Monday 6 October 2008

The Second Year then...

It's a long time coming, but it's time to procrastinate about the second year of this wonderful Diploma I'm on. As previously mentioned, this module is split into two. The first module is all about Health Promotion, which means I struggle to stay awake during lectures and seminars and get into all sorts of trouble.

I have a few problems with this concept of Health Promotion. Don't get me wrong, it's important. Nurses should be nursing people before they get sick (even if this idea is not something I personally want to follow up in my career) for the first time or any concurrent occasions. No mean feat, but it is a noble goal. My main problem, however, is the idea that nurses have to work closely in line with local policies and government white papers they have little control over. Maybe it's just the socialist in me, but I'm against being used as a tool of the government. And we could debate how regular, hospital-based staff nurses are the foils of HMG, but those involved in Health Promotion are - in my opinion - more so.

Apart from that, the lion's share of health promotion theory is all too Humanist for my tastes. I'm a Freudian with lashings of Cognitive, Behavioural and ginger beer, thus generally lack faith in anything Carl Rogers would adore. Not that it is not without certain value to certain groups of people, it's just of little interest to me.

Speaking of which, the second module this term revolves around nursing people with acute and critical illness. This is where my passion lies, blatantly. This is where a nurse needs to be skilled both technically and personally (i.e. around and about people). To say it's cutting edge stuff is perhaps a bit insensitive, but it's true. It's where I would like to be.

My responses to each module have been quite predictable. I'm excited and interested in acute and critical care, seminars in which we speak and debate the technical skills and - more importantly - how they relate to patient care. There is this underlying, excellent reminder to keep your centre in mind. Don't go requesting a CT scan until you've had a chat with the patient (if possible) about how they're feeling. If a patient feels unwell, don't jump straight for the DinaMap until you've looked the patient over with your eyes and experience.

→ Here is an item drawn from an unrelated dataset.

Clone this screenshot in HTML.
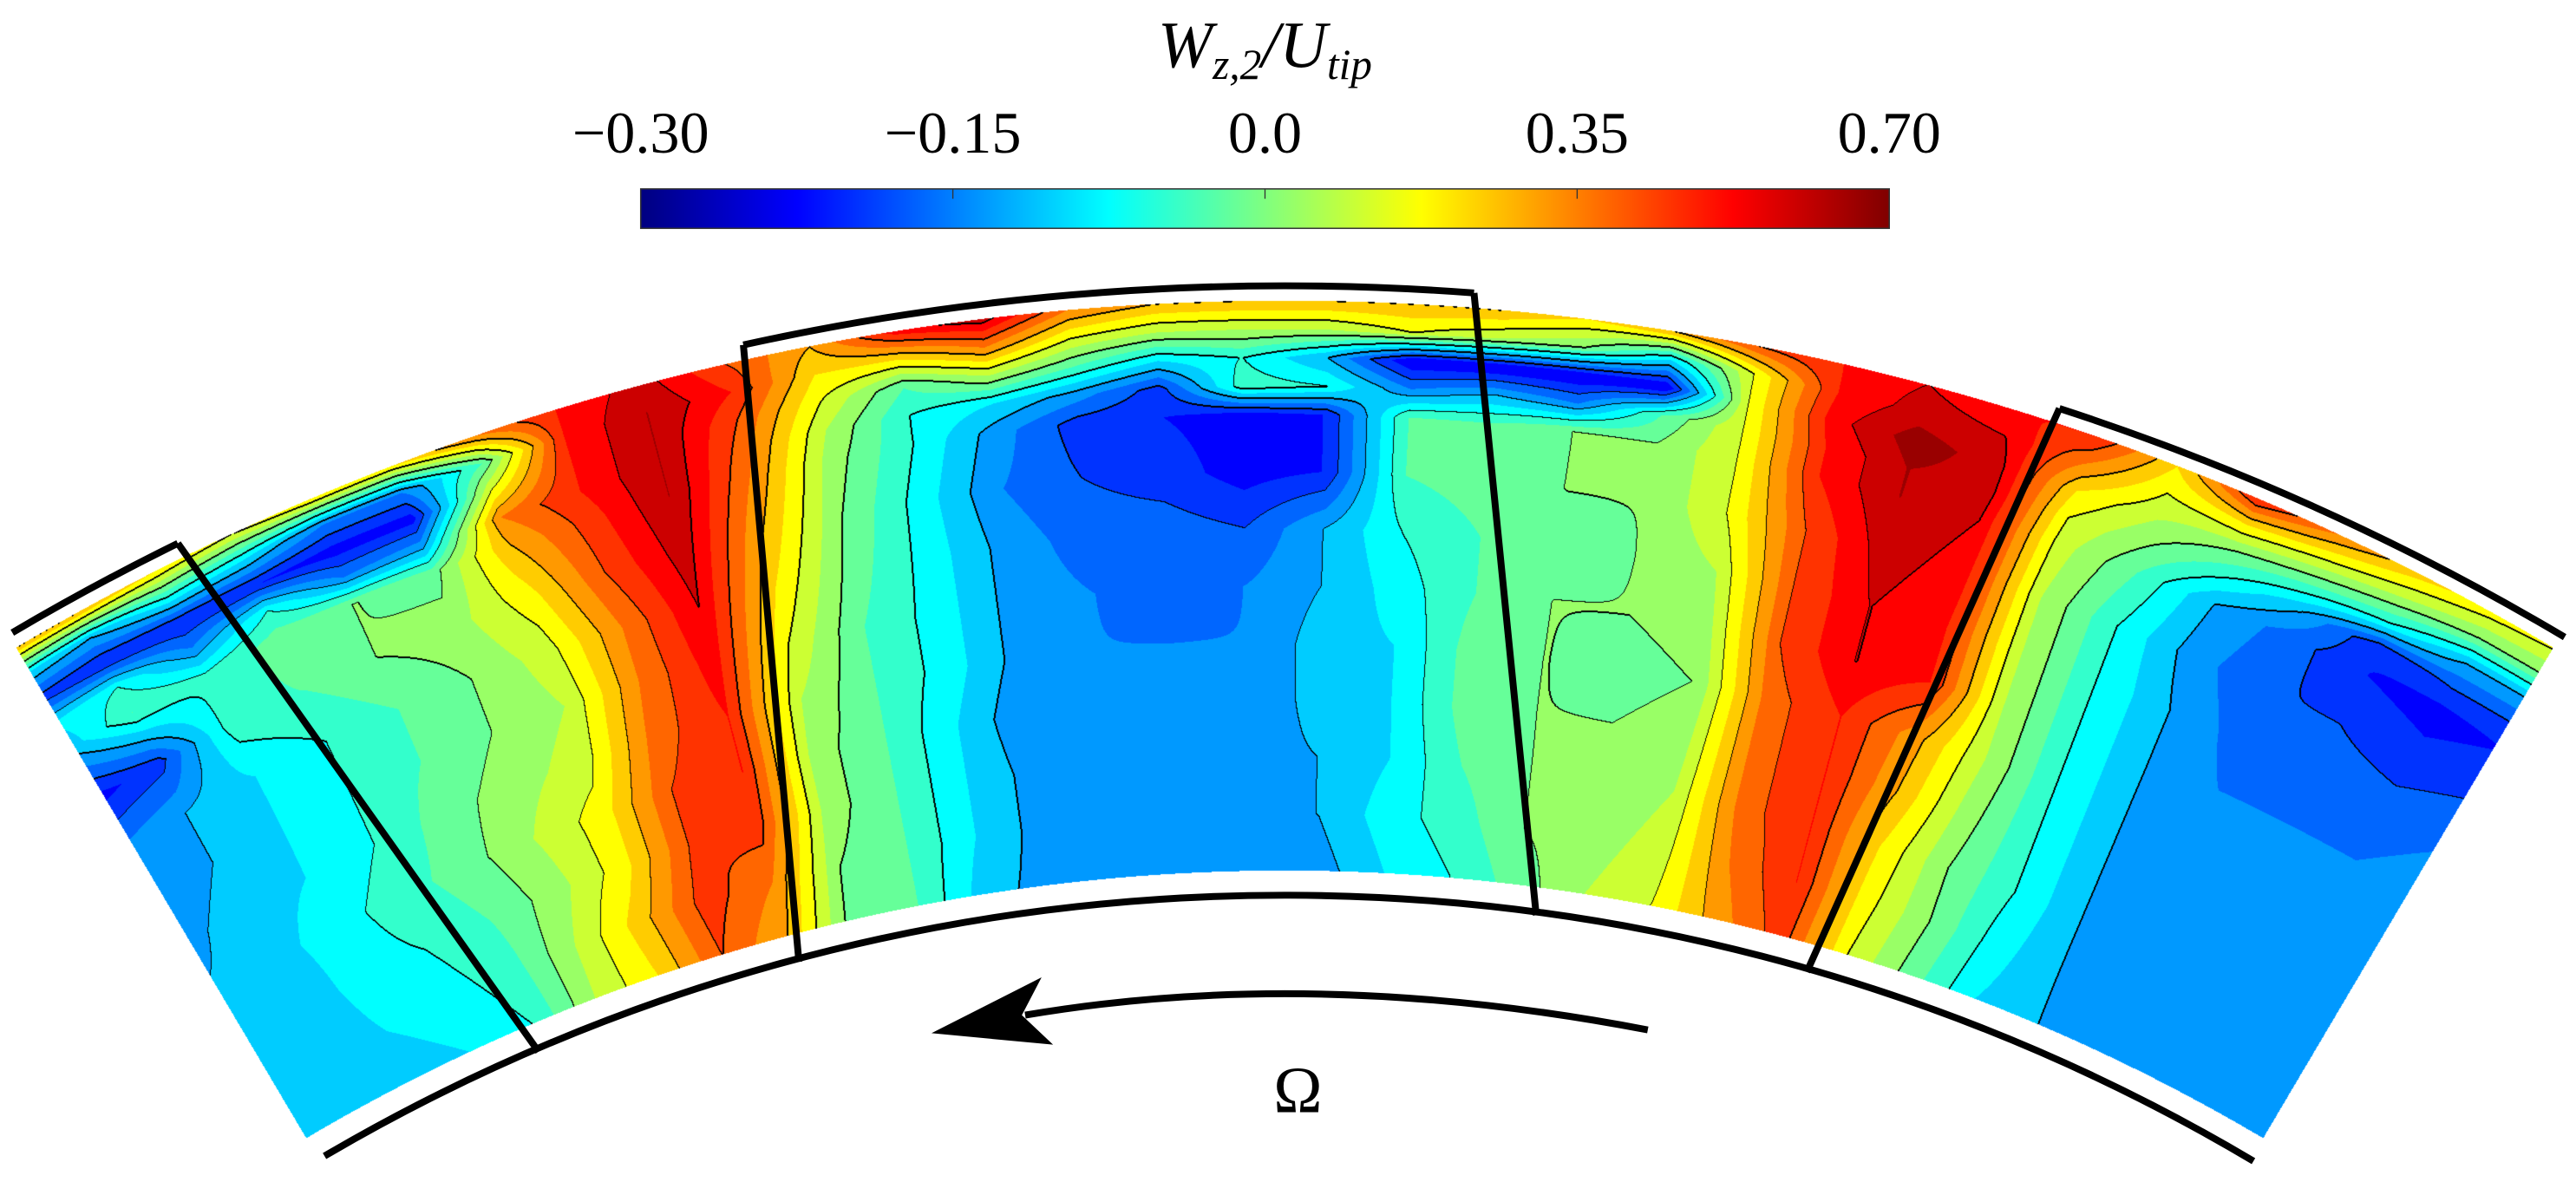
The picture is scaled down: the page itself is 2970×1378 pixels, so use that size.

Health promotion seminars drone on about government initiative after government initiative which, if you look into it, haven't made much of a difference anyway (although we never get to debate this in seminar). "Saving Lives: Our Healthier Nation" for example has been recognised as not reaching it's aims. This is government-speak to say it failed. But instead of doing something radical, another document was producing, full of management speak and, as a respected colleague of mine has pointed out fancy collections of letters that are "just words". Words, of course, backed up with bureaucracy. This time, however, the ideas are constantly backed up with the idea of "choice". "Choice" being a byword for privatisation through the back door, another issue we don't get to debate. My anti-capitalist leanings aside, we spend very little time talking of nursing in the read world and instead speak in abstract, disconnected terms. I assume the essay I have to write on an issue related to health promotion will have to be full of such terms, too.

My next placement is within a cardiac rehabilitation environment, which should certainly be an experience. I shall, of course, end up doing my health promotion essay about issues pertaining to coronary heart disease. This is an easy option, but why make it hard for myself? The essay itself is pretty yawnsworthy. Discuss health promotion related to a certain issue, including primary, secondary and tertiary care/prevention. Given our other assessed piece of work is about CHD, I think it's wise to do it about that. If a little boring.

Anyway, the second year: a mix of beastliness (in the good sense) and boredom, so far. The jury is still out. I might like Health Promotion once I get into placement and see it in action, but for now I am more excited about my upcoming critical placement.